Pierce was the MVP of the '08 Finals, when the new Big Three beat the Lakers to raise an NBA-record 17th banner to the rafters at Boston's TD Garden. Bryant was the Finals MVP last year, when the Lakers beat the Orlando Magic to win their 15th championship.
"I wasn't in a personal duel," Pierce said. "I didn't notice that we were going back-and-forth scoring at the time. He's a tough player. He makes shots."
Bryant outscored Pierce this time, but the Lakers' guard got little help from his teammates. And the stretch where he was most dominant was also the time when the Celtics pulled away.
Lakers coach Phil Jackson defended Bryant's attempts to take over the offense.
"He's the kind of guy [where] you ride the hot hand, that's for sure," Jackson said. "We were waiting for him to do that . . . He went out there and found a rhythm."
With the "Beat L.A!" chant reverberating at the Garden, Kevin Garnett scored 18 points with 10 rebounds and Rajon Rondo had 18 points, eight assists and five rebounds to help Boston become the first team in the series to win two games in a row. If Los Angeles can't do the same at home, the Celtics will improve to 10-2 against them in the Finals dating back to a 4-0 sweep over the Minneapolis Lakers in 1959.
"It's basically home court," Jackson said. "That's the way it's supposed to be, isn't it?"
Bryant did everything he could to send the Lakers home with the edge.
He scored 23 straight Lakers points between the 4:23 mark of the second quarter until there was 2:16 left in the third. But over that span, the Celtics expanded the lead from one point to 13.
Meanwhile, Pierce was having his best game of the series, too.

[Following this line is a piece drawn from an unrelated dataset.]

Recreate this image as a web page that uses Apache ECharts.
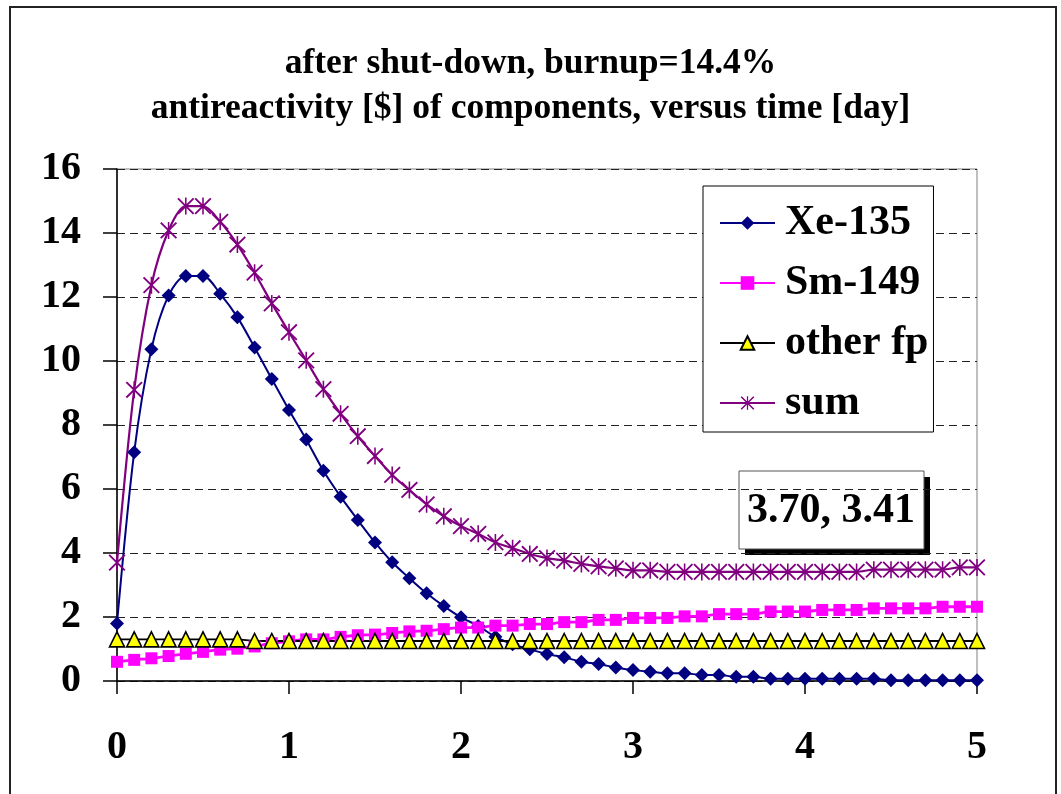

The Celtics' captain scored seven points in the last 3 1/2 minutes of the second quarter and added nine more in the first 5 minutes of the third. Ray Allen, who hasn't hit a three-pointer since making an NBA-record eight in Game 2, made a pair of baskets that gave Boston a 71-58 lead with 3:08 left in the third.
Jackson, wearing a microphone for the TV broadcast, told his players during a late timeout, "This team loses more games in the fourth quarter than any team in the league. They know how to lose games, and they're showing us that now."
The Lakers got within six points several times, but never within five until Bryant made three free throws to make it 87-82 with 90 seconds left.
The Celtics got a break from a review when replays showed Allen's three-pointer barely nicked the rim, giving them the ball with a fresh 24 seconds and 1:05 left. Rasheed Wallace missed a three-pointer, but the rebound wound up tied up between the 6-11 Garnett and 6-1 Derek Fisher.
Fisher won the jump ball, tipping the ball ahead to Ron Artest for a breakaway; Pierce fouled him to keep him from scoring an easy layup, and he missed both free throws. Bryant grabbed the rebound, but Pierce ripped it out of his arms and dribbled off to the side to call timeout.
A desperate inbounds pass went to Pierce, who fed Rondo under the basket before falling out of bounds, and Rondo made an over-the-head layup to make it 89-82 with 36 seconds left.
"I was just showing off my Randy Moss and my [Tom] Brady the whole play," Pierce said. "I was Randy when I caught it; then Brady on my pass to Rondo."